First Horizon National Corp.'s first-quarter loss narrowed as its loan-loss provisions continued to decline, this time by nearly two-thirds.
Other lenders, such as banking giant JPMorgan Chase & Co. and Bank of America Corp., also reported smaller loan-loss provisions this week in a sign the sector may have turned a corner.
The Tennessee-based regional bank has shifted its focus to its regional banking and capital markets segments while exiting or winding down some of its mortgage-banking businesses. First Horizon in February said it will close its institutional equity-research business after a September deal to sell the unit fell through.
The parent of First Tennessee Bank reported a loss of $12.7 million, or 12 cents a share, compared with a prior-year loss of $67.8 million, or 32 cents. The latest period included $11.1 million in restructuring charges, while the prior year included $4.7 million. Revenue decreased 28% to $428.7 million as net-interest income fell 8%.

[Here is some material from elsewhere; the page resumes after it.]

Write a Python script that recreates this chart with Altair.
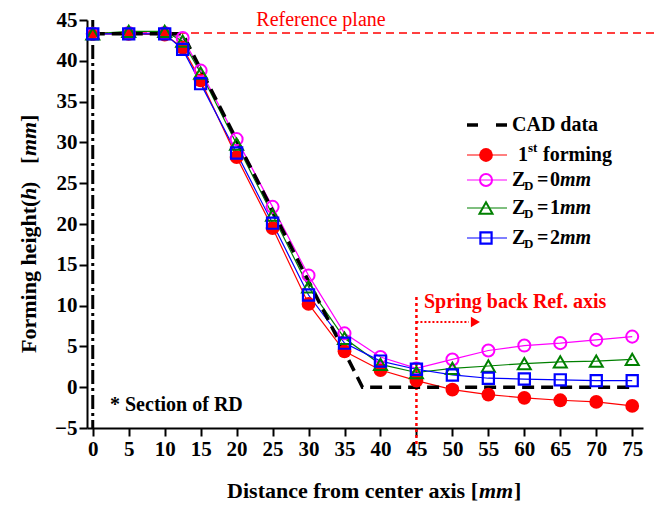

Analysts polled by Thomson Reuters most recently forecast a loss of 16 cents on revenue of $437 million.
First Horizon lowered its credit-loss provisions by 65% to $105 million from a year earlier and 22% from the prior quarter.
Net charge-offs, or loans lenders don't think are collectible, rose to 4.13% of average loans from 3.97% a year earlier and 4% in the prior quarter. Nonperforming assets, those near default, declined to 5.63% from 5.98% a year earlier as the lender continued to wind down its construction-loan portfolio, but were up from 5.56% in the prior quarter.
Its regional banking business, which focuses on services including traditional lending and mortgage origination, swung to a loss as lower outstanding loan balances and a cyclical decrease in insufficient funds fees lead to revenue declines. Provisions for loan losses, personnel costs and foreclosure losses also rose. The segment turned to the black in the prior quarter after posting losses for the rest of 2009.
Shares closed Thursday at $15.32 and were inactive premarket. The stock is up 16% this year, more than the broader market.
Chief Executive Bryan Jordan said, "The economic recovery won't be a straight line." He also said the company is making strategic hires as it works to increase its market share.